Stand out with content

Content is another way marketers can differentiate. Every brand does content marketing in one way or another, but look at what your competitors are doing and start creating content that’s different from theirs.

Customer support software Groove launched in 2013 — a time when there were several incumbents. What Groove used to differentiate itself from other customer service tools was content — in the form of stories. There were other customer support software creating content at the time, but most of them weren’t putting out stories of actual experiences readers were facing.

Groove saw this gap and decided to fill it.

Groove Founder Alex Turnbull says, “And as far as we searched, we couldn’t find any other content publishers telling that story: the real story of a small business, struggling with the same challenges as everyone else, and sharing everything that they learned along the way. It wouldn’t be enough to just share ‘lessons learned,’ of course. There was plenty of content out there for that. But nothing told the story in a way that mirrored the real experience of most small businesses; a narrative that started with the creation of the company and followed it, step by step, win by win, fail by fail, lesson by lesson, through its journey.”

Today the company makes over $5 million in annual recurring revenue (ARR), and they say it’s thanks to their content being different to what was already in the market.

“Today, more than 250,000 people read our content each month, more than 5,000 customers trust us with their business, and we’re generating nearly $5 million in annual recurring revenue,” said Alex.

All because their content was different from what competitors were posting (and of course they had good content promotion tactics and great stories to tell). Their target audience resonates with the stories because they go through it themselves, and nothing beats that.

Brian Clark of Copyblogger put it this way: “…when you understand the worldview your prospects share — the things they believe — you can frame your story in a way that resonates so strongly with them that you enjoy an ‘unfair’ advantage over your competition.”
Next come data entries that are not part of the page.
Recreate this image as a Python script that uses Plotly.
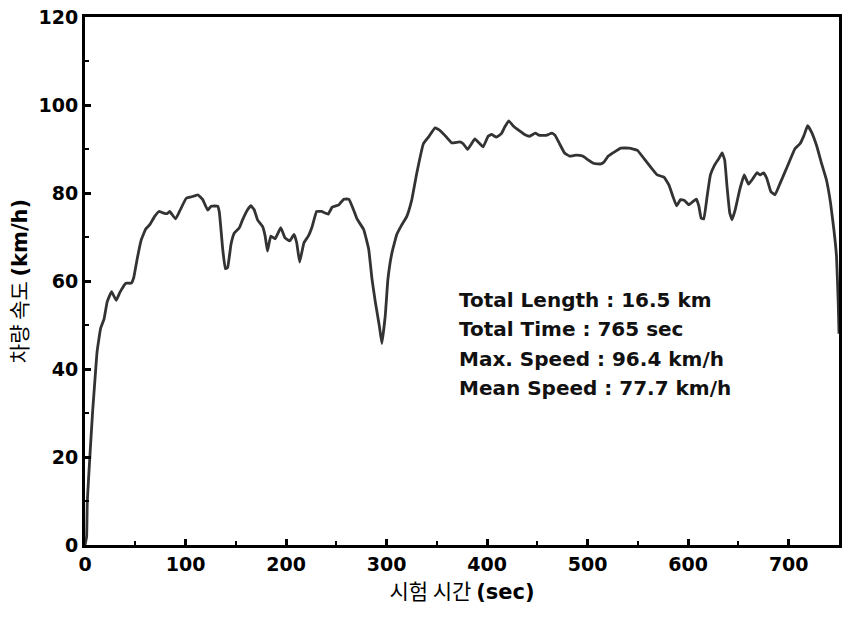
import plotly.graph_objects as go

time_s = [0, 1.6, 2.3, 5, 7.6, 10, 12, 15.5, 19, 22, 26.4, 31, 34.7, 40.6, 46, 48.5, 51.8, 56,
          60.4, 64.4, 69.3, 73.6, 77.5, 81.5, 84.2, 90.1, 94, 100.7, 105.6, 112.2, 117.1, 122.1,
          125.4, 132, 133.7, 137, 139.6, 141.9, 145.2, 148.5, 153.5, 156.7, 161.7, 165, 168.3,
          171.6, 176.6, 179.2, 181.5, 184.8, 189.1, 194.7, 199, 203.6, 207.9, 210.6, 213.5, 217.8,
          222.1, 226, 230.4, 235.3, 241.9, 245.9, 252.5, 257.4, 262.4, 265.7, 270.6, 277.2, 282.2,
          285.5, 288.8, 292.7, 295.3, 298.7, 301.3, 305.3, 310.2, 315.2, 320.1, 325.1, 330, 336.6,
          341.6, 348.2, 353.2, 358, 364.7, 373, 376.2, 380.5, 384.5, 387.8, 391.8, 396, 401, 404.3,
          409.2, 414.2, 417.5, 421.5, 425.7, 432.3, 437.3, 442.3, 447.8, 452.1, 458.7, 464.4, 467.6,
          472, 477, 481.9, 488.4, 495, 500, 506.6, 513.2, 516.5, 520.5, 526.4, 533, 541.3, 549.5,
          556.1, 562.7, 569.3, 575.9, 580.9, 584.8, 588.4, 592.4, 596.3, 600.6, 604.9, 608.2, 610.6,
          612.9, 615.5, 618.8, 622.1, 626.1, 630.4, 633.7, 636.3, 638.6, 641.3, 643.6, 646.8, 651.2,
          655.7, 660, 664.4, 668.3, 671.6, 675, 678.2, 682.2, 686.4, 691.4, 696.3, 701.3, 706.3,
          711.2, 715.2, 718.8, 722.8, 727.7, 732.7, 737.6, 741.6, 744.9, 747.5, 749.2, 750]
speed_kmh = [0, 1.9, 10, 20.7, 30.4, 37.9, 43.9, 49.2, 51.4, 55.2, 57.6, 55.6, 57.4, 59.5, 59.5, 60.8,
             64.9, 69.4, 71.8, 72.8, 74.7, 75.8, 75.5, 75.3, 75.8, 74.1, 75.8, 78.8, 79.1, 79.6, 78.5,
             76.1, 77, 77, 75.5, 67.2, 62.8, 63.1, 68.3, 70.9, 72.1, 73.9, 76.2, 77.1, 76.2,
             73.9, 72.4, 70.2, 66.8, 70.2, 69.6, 72.1, 69.8, 69.1, 70.6, 68.7, 64.3, 68.7,
             70.2, 72.4, 75.8, 75.8, 75.2, 76.8, 77.3, 78.6, 78.6, 77, 74.1, 71.7, 67.2,
             60.4, 55.2, 49.9, 45.8, 52.2, 60.4, 66.4, 70.6, 72.8, 74.7, 78.5, 84.5, 91.2,
             92.7, 94.8, 94.2, 93.1, 91.4, 91.6, 91.2, 89.9, 91.2, 92.3, 91.4, 90.5, 92.9, 93.3,
             92.7, 93.5, 95, 96.4, 95.3, 94.1, 93.3, 92.9, 93.6, 93.1, 93.1, 93.6, 93.1,
             91.2, 89.1, 88.4, 88.6, 88.4, 87.6, 86.7, 86.6, 87.1, 88.4, 89.3, 90.2, 90.2, 89.7,
             87.8, 85.9, 84.1, 83.6, 81.8, 79.2, 77.1, 78.5, 78.3, 77.3, 78.1, 78.6, 77,
             74.3, 74.1, 79.2, 84.1, 86.3, 87.8, 89.1, 87.5, 81.5, 75.5, 73.9, 76.2, 80.7,
             84.1, 82, 83.3, 84.6, 84.1, 84.6, 83.3, 80.3, 79.6, 82.2, 84.8, 87.5, 90.1,
             91.2, 93.1, 95.3, 93.8, 90.8, 86.7, 82.9, 77.7, 71.7, 65.7, 55.2, 48]

info_lines = ["Total Length : 16.5 km", "Total Time : 765 sec",
              "Max. Speed : 96.4 km/h", "Mean Speed : 77.7 km/h"]
info_y = [55.6, 49.0, 42.3, 35.6]

FONT = "DejaVu Sans, Noto Sans CJK KR, sans-serif"
KFONT = "Noto Sans CJK KR, DejaVu Sans, sans-serif"

fig = go.Figure()
fig.add_trace(go.Scatter(x=time_s, y=speed_kmh, mode="lines",
                         line=dict(color="#333333", width=2.8, shape="spline", smoothing=0.3),
                         showlegend=False, hoverinfo="skip"))

for txt, yy in zip(info_lines, info_y):
    fig.add_annotation(x=370, y=yy, xref="x", yref="y", text=f"<b>{txt}</b>",
                       showarrow=False, xanchor="left", yanchor="middle",
                       font=dict(family=FONT, size=20, color="#111111"))

axis_common = dict(showline=True, linecolor="black", linewidth=3, mirror=True,
                   ticks="inside", ticklen=6, tickwidth=2.5, tickcolor="black",
                   showgrid=False, zeroline=False,
                   tickfont=dict(family=FONT, size=19, color="black", weight="bold"))

fig.update_xaxes(range=[0, 750], tickvals=[0, 100, 200, 300, 400, 500, 600, 700],
                 minor=dict(ticks="inside", ticklen=4, tickwidth=2, tickcolor="black",
                            tickvals=[50, 150, 250, 350, 450, 550, 650]),
                 title=dict(text="시험 시간 <span style='font-family:DejaVu Sans'><b>(sec)</b></span>",
                            standoff=10,
                            font=dict(family=KFONT, size=21, color="black")),
                 **axis_common)
fig.update_yaxes(range=[0, 120], tickvals=[0, 20, 40, 60, 80, 100, 120],
                 minor=dict(ticks="inside", ticklen=4, tickwidth=2, tickcolor="black",
                            tickvals=[10, 30, 50, 70, 90, 110]),
                 title=dict(text="차량 속도 <span style='font-family:DejaVu Sans'><b>(km/h)</b></span>",
                            standoff=6,
                            font=dict(family=KFONT, size=21, color="black")),
                 **axis_common)

fig.update_layout(width=848, height=618, margin=dict(l=85, r=6, t=12, b=73),
                  plot_bgcolor="white", paper_bgcolor="white")

fig.write_html("out.html")
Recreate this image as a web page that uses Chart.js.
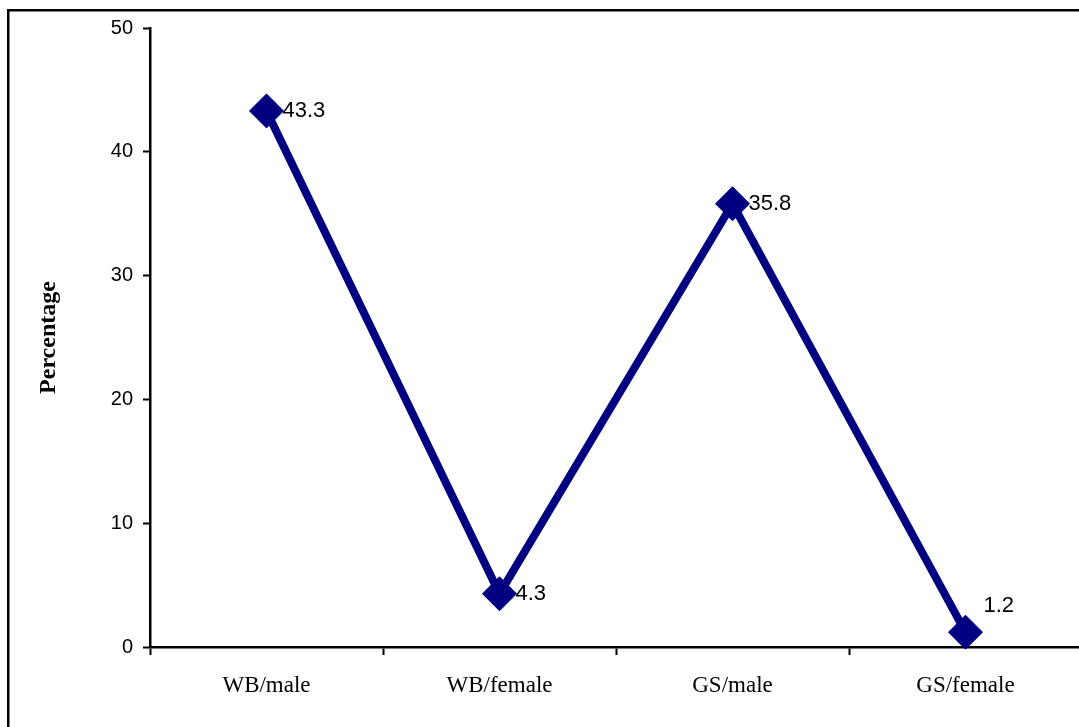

In other words, there’s no better way to engage your target customers with content than knowing your audience really well. As someone who does content marketing specifically for marketing companies, I can relate well to what Groove said about creating content for a particular audience that they know so well. There’s really no way to engage and convert people with content without knowing who they are, and what they really want.

Understand what your target customers go through, what they want to achieve, and how they can do that. By knowing your customers, you will always have a new yarn to spin.

However make it different from what the competition is publishing. For Groove it was stories that made the difference, for your brand it could be something else — more in-depth or longer posts, videos, infographics, whitepapers, or any other form of content your rivals are overlooking.

In conclusion, you just need to put a great deal of effort into market differentiation; things different rarely go unnoticed. And that’s the way to survive in marketing today.